GIVEN DATA ::
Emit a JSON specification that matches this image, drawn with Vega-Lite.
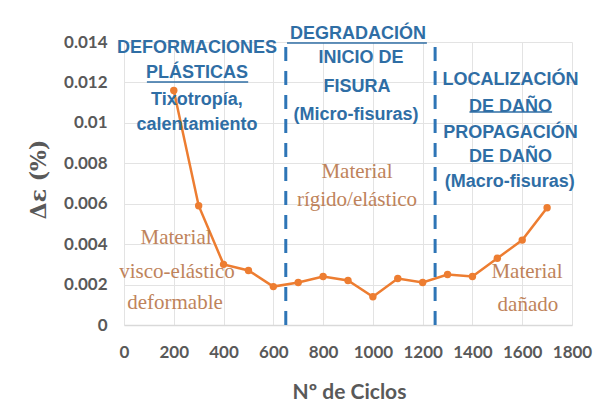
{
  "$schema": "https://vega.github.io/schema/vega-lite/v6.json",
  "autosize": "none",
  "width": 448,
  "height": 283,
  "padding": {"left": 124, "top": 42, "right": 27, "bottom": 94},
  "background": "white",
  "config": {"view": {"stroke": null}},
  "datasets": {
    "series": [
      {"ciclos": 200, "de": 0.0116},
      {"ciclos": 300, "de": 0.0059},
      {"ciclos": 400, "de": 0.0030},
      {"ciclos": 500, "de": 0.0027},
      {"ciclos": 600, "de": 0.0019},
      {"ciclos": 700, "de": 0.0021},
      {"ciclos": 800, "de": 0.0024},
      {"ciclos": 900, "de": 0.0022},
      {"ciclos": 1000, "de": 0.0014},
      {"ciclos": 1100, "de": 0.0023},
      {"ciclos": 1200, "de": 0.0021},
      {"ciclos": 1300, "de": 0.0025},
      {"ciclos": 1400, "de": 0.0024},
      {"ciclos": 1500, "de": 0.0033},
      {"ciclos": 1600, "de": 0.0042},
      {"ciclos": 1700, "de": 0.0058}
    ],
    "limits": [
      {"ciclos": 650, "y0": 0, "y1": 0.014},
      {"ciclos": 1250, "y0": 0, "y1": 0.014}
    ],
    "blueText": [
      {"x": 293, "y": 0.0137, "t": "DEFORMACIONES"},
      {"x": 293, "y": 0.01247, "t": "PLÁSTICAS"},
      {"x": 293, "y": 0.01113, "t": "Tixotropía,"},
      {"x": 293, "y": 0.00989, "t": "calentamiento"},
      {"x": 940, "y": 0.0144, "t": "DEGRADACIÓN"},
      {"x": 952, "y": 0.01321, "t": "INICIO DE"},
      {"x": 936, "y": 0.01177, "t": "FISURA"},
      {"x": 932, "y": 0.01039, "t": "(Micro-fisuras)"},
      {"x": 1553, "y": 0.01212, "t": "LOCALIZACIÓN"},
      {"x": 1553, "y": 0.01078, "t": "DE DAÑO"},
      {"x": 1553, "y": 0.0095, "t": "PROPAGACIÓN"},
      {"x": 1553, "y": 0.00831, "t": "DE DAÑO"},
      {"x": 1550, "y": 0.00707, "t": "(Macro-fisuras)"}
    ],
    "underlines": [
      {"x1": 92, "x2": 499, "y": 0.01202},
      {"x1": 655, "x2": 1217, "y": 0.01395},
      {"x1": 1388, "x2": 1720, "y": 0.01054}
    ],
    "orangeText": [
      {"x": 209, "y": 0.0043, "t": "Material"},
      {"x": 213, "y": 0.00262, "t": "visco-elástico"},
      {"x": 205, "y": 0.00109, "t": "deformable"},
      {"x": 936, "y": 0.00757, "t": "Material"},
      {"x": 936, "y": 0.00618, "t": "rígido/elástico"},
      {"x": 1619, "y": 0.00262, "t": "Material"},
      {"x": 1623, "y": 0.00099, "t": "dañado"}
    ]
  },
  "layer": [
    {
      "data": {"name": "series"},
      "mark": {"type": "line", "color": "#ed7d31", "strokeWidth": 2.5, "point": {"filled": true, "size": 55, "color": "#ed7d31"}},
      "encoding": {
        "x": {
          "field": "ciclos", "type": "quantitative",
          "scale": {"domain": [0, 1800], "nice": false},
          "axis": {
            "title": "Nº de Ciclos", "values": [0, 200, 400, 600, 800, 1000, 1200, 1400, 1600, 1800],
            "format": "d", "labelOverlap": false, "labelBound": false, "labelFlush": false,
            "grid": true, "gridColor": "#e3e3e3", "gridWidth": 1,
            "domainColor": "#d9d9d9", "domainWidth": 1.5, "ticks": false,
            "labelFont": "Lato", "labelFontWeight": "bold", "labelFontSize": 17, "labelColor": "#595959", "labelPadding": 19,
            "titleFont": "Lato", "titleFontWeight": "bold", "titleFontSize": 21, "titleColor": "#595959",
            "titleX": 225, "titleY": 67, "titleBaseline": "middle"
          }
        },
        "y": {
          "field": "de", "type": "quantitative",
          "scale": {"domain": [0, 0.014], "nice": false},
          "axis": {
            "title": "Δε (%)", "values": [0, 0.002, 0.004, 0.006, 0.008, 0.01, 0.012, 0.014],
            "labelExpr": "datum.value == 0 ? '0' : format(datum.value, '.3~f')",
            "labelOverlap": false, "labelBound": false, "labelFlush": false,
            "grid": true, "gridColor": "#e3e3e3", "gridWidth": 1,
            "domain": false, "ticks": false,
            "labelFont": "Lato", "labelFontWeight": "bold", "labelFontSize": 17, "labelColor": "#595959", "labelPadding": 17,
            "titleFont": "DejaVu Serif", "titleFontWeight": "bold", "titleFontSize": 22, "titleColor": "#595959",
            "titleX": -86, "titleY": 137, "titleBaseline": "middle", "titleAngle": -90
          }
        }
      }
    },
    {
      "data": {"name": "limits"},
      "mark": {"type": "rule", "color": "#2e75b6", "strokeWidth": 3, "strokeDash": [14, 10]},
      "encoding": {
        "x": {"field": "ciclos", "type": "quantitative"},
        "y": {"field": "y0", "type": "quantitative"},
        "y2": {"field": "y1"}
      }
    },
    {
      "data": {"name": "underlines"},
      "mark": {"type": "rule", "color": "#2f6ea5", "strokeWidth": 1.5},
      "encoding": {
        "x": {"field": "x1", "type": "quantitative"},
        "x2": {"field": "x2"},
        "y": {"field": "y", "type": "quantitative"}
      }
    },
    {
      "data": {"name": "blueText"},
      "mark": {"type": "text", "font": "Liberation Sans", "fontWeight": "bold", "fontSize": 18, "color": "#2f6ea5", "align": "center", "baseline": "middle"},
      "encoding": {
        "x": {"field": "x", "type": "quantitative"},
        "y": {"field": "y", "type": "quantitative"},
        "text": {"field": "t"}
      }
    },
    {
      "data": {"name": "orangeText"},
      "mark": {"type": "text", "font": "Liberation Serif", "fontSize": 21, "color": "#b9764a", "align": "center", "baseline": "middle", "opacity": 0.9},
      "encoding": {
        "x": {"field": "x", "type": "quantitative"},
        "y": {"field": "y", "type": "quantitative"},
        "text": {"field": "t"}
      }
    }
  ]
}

INSTRUCTION :: Transcribe the whole listing exactly. Pictures are excluded.

EXERCISE RESPONSE ::
Emit a JSON specification that matches this image, drawn with Vega-Lite.
{
  "$schema": "https://vega.github.io/schema/vega-lite/v6.json",
  "autosize": "none",
  "width": 448,
  "height": 283,
  "padding": {"left": 124, "top": 42, "right": 27, "bottom": 94},
  "background": "white",
  "config": {"view": {"stroke": null}},
  "datasets": {
    "series": [
      {"ciclos": 200, "de": 0.0116},
      {"ciclos": 300, "de": 0.0059},
      {"ciclos": 400, "de": 0.0030},
      {"ciclos": 500, "de": 0.0027},
      {"ciclos": 600, "de": 0.0019},
      {"ciclos": 700, "de": 0.0021},
      {"ciclos": 800, "de": 0.0024},
      {"ciclos": 900, "de": 0.0022},
      {"ciclos": 1000, "de": 0.0014},
      {"ciclos": 1100, "de": 0.0023},
      {"ciclos": 1200, "de": 0.0021},
      {"ciclos": 1300, "de": 0.0025},
      {"ciclos": 1400, "de": 0.0024},
      {"ciclos": 1500, "de": 0.0033},
      {"ciclos": 1600, "de": 0.0042},
      {"ciclos": 1700, "de": 0.0058}
    ],
    "limits": [
      {"ciclos": 650, "y0": 0, "y1": 0.014},
      {"ciclos": 1250, "y0": 0, "y1": 0.014}
    ],
    "blueText": [
      {"x": 293, "y": 0.0137, "t": "DEFORMACIONES"},
      {"x": 293, "y": 0.01247, "t": "PLÁSTICAS"},
      {"x": 293, "y": 0.01113, "t": "Tixotropía,"},
      {"x": 293, "y": 0.00989, "t": "calentamiento"},
      {"x": 940, "y": 0.0144, "t": "DEGRADACIÓN"},
      {"x": 952, "y": 0.01321, "t": "INICIO DE"},
      {"x": 936, "y": 0.01177, "t": "FISURA"},
      {"x": 932, "y": 0.01039, "t": "(Micro-fisuras)"},
      {"x": 1553, "y": 0.01212, "t": "LOCALIZACIÓN"},
      {"x": 1553, "y": 0.01078, "t": "DE DAÑO"},
      {"x": 1553, "y": 0.0095, "t": "PROPAGACIÓN"},
      {"x": 1553, "y": 0.00831, "t": "DE DAÑO"},
      {"x": 1550, "y": 0.00707, "t": "(Macro-fisuras)"}
    ],
    "underlines": [
      {"x1": 92, "x2": 499, "y": 0.01202},
      {"x1": 655, "x2": 1217, "y": 0.01395},
      {"x1": 1388, "x2": 1720, "y": 0.01054}
    ],
    "orangeText": [
      {"x": 209, "y": 0.0043, "t": "Material"},
      {"x": 213, "y": 0.00262, "t": "visco-elástico"},
      {"x": 205, "y": 0.00109, "t": "deformable"},
      {"x": 936, "y": 0.00757, "t": "Material"},
      {"x": 936, "y": 0.00618, "t": "rígido/elástico"},
      {"x": 1619, "y": 0.00262, "t": "Material"},
      {"x": 1623, "y": 0.00099, "t": "dañado"}
    ]
  },
  "layer": [
    {
      "data": {"name": "series"},
      "mark": {"type": "line", "color": "#ed7d31", "strokeWidth": 2.5, "point": {"filled": true, "size": 55, "color": "#ed7d31"}},
      "encoding": {
        "x": {
          "field": "ciclos", "type": "quantitative",
          "scale": {"domain": [0, 1800], "nice": false},
          "axis": {
            "title": "Nº de Ciclos", "values": [0, 200, 400, 600, 800, 1000, 1200, 1400, 1600, 1800],
            "format": "d", "labelOverlap": false, "labelBound": false, "labelFlush": false,
            "grid": true, "gridColor": "#e3e3e3", "gridWidth": 1,
            "domainColor": "#d9d9d9", "domainWidth": 1.5, "ticks": false,
            "labelFont": "Lato", "labelFontWeight": "bold", "labelFontSize": 17, "labelColor": "#595959", "labelPadding": 19,
            "titleFont": "Lato", "titleFontWeight": "bold", "titleFontSize": 21, "titleColor": "#595959",
            "titleX": 225, "titleY": 67, "titleBaseline": "middle"
          }
        },
        "y": {
          "field": "de", "type": "quantitative",
          "scale": {"domain": [0, 0.014], "nice": false},
          "axis": {
            "title": "Δε (%)", "values": [0, 0.002, 0.004, 0.006, 0.008, 0.01, 0.012, 0.014],
            "labelExpr": "datum.value == 0 ? '0' : format(datum.value, '.3~f')",
            "labelOverlap": false, "labelBound": false, "labelFlush": false,
            "grid": true, "gridColor": "#e3e3e3", "gridWidth": 1,
            "domain": false, "ticks": false,
            "labelFont": "Lato", "labelFontWeight": "bold", "labelFontSize": 17, "labelColor": "#595959", "labelPadding": 17,
            "titleFont": "DejaVu Serif", "titleFontWeight": "bold", "titleFontSize": 22, "titleColor": "#595959",
            "titleX": -86, "titleY": 137, "titleBaseline": "middle", "titleAngle": -90
          }
        }
      }
    },
    {
      "data": {"name": "limits"},
      "mark": {"type": "rule", "color": "#2e75b6", "strokeWidth": 3, "strokeDash": [14, 10]},
      "encoding": {
        "x": {"field": "ciclos", "type": "quantitative"},
        "y": {"field": "y0", "type": "quantitative"},
        "y2": {"field": "y1"}
      }
    },
    {
      "data": {"name": "underlines"},
      "mark": {"type": "rule", "color": "#2f6ea5", "strokeWidth": 1.5},
      "encoding": {
        "x": {"field": "x1", "type": "quantitative"},
        "x2": {"field": "x2"},
        "y": {"field": "y", "type": "quantitative"}
      }
    },
    {
      "data": {"name": "blueText"},
      "mark": {"type": "text", "font": "Liberation Sans", "fontWeight": "bold", "fontSize": 18, "color": "#2f6ea5", "align": "center", "baseline": "middle"},
      "encoding": {
        "x": {"field": "x", "type": "quantitative"},
        "y": {"field": "y", "type": "quantitative"},
        "text": {"field": "t"}
      }
    },
    {
      "data": {"name": "orangeText"},
      "mark": {"type": "text", "font": "Liberation Serif", "fontSize": 21, "color": "#b9764a", "align": "center", "baseline": "middle", "opacity": 0.9},
      "encoding": {
        "x": {"field": "x", "type": "quantitative"},
        "y": {"field": "y", "type": "quantitative"},
        "text": {"field": "t"}
      }
    }
  ]
}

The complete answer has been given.